— После обеда они пьют здесь tisana , — продолжал он, — день за днем, всегда одно и то же.
Он помолчал и потрогал рукой стул.
Тоскливое чувство нахлынуло на меня.
В окруженном каменными стенами дворике стояла прохлада, почти могильный холод, но воздух был такой же спертый, как в комнатах — до того, как их открыли.
Я вспомнил, каким Эмброз был дома.
Летом он ходил без куртки и в старой соломенной шляпе.
Я увидел эту шляпу, надвинутую на глаза, увидел его самого — он стоял в лодке, закатав рукава, и показывал куда-то далеко в море.

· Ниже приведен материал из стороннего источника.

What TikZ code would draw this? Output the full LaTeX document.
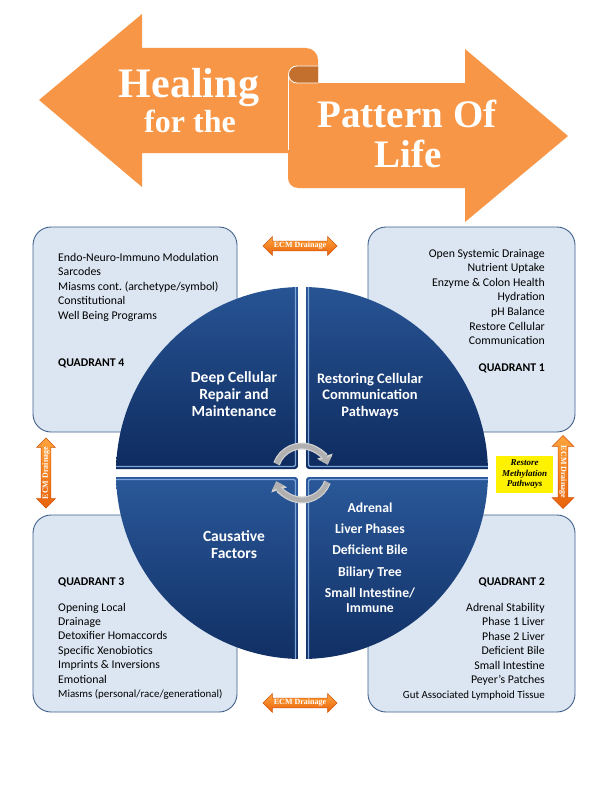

Я вспомнил, как он протягивал свои длинные руки и, когда я подплывал, втаскивал меня в лодку.
— Да, — сказал мужчина, словно разговаривая сам с собой, — синьор Эшли сидел здесь на стуле и смотрел на воду.
Женщина вернулась и, перейдя дворик, повернула ручку крана.
Вода замерла.
Бронзовый мальчик смотрел в пустую раковину.
Ребенок, который до этого не сводил с фонтана округлившихся глаз, вдруг наклонился и ручонками стал собирать с каменного пола опавшие цветы ракитника и бросать их в бассейн.
Женщина выбранила его, оттолкнула к стене и, взяв метлу, начала подметать двор.
Она нарушила гнетущую тишину, и мужчина коснулся моей руки.
— Хотите посмотреть комнату, где синьор умер? — тихо спросил он.
Все с тем же ощущением нереальности происходящего я следом за ним поднялся по широкой лестнице на второй этаж виллы.
Мы прошли через комнаты, где было еще меньше мебели, чем в нижних покоях; одна из них, с окнами на север, на кипарисовую аллею, простотой и скудостью убранства напоминала монашескую келью.
К стене была придвинута простая железная кровать.
Рядом с ней стояли ширма, кувшин и таз для умывания.
Над камином висел гобелен, в нише помещалась маленькая статуэтка коленопреклоненной Мадонны с молитвенно сложенными руками.
Я посмотрел на кровать; в изножье лежали одеяла из грубой шерсти, в изголовье — одна на другой две подушки без наволочек.
— Вы понимаете, — сказал мужчина приглушенным голосом, — конец был очень неожиданным.
Он ослабел, да, очень ослабел от лихорадки, но еще за день до того хоть и с трудом, но спускался вниз посидеть у фонтана.
«Нет-нет, — сказала графиня, — вам станет хуже, вам нужен покой». Но он очень упрямый, он никак не хотел ее слушать.
Врачи менялись, одни уходили, другие приходили.
Синьор Райнальди — он тоже здесь — говорил, уговаривал, но он никогда не слушает, он кричит, он в буйстве, а потом замолкает, совсем как маленький ребенок.
Жалко видеть сильного человека в таком состоянии.
Потом, рано утром, графиня — она приходит быстро в мою комнату и зовет меня.
Я спал в доме, синьор.
Ее лицо белое, как эта стена, и она говорит:
«Джузеппе, он умирает», и я иду за ней в его комнату, и вот он лежит на кровати, его глаза закрыты, и дышит он так тихо, не тяжело, вы понимаете, не как в настоящем сне.
Мы посылаем за врачом, но синьор Эшли — он больше не просыпается, это была кома, сон смерти.
Я сам вместе с графиней зажигаю свечи, и, когда были монахини, я пришел посмотреть на него.
Буйство прошло, у него было мирное лицо.
Как бы я хотел, чтобы вы видели его лицо, синьор!..
В глазах славного малого стояли слезы.
Я отвернулся от него и снова посмотрел на пустую кровать.
Странно, но я ничего не чувствовал.
Оцепенение прошло, но я оставался холоден и безучастен.
— Что вы имели в виду, — спросил я, — говоря о его буйстве?
— Буйство, которое приходило с лихорадкой, — ответил мужчина.
— Два-три раза я должен был не давать ему встать с кровати после приступов.
А с буйством приходила слабость внутри, вот здесь.
— Он прижал руки к животу.
— Он очень страдал от боли.
А когда боль проходила, он делался вялым, тяжелым и мысли у него путались.
Говорю вам, синьор, его было очень жалко.
Жалко видеть такого большого человека совсем беспомощным.
Я вышел из голой комнаты, как из пустого склепа. Я слышал, как мой провожатый снова закрывает ставни, затем дверь.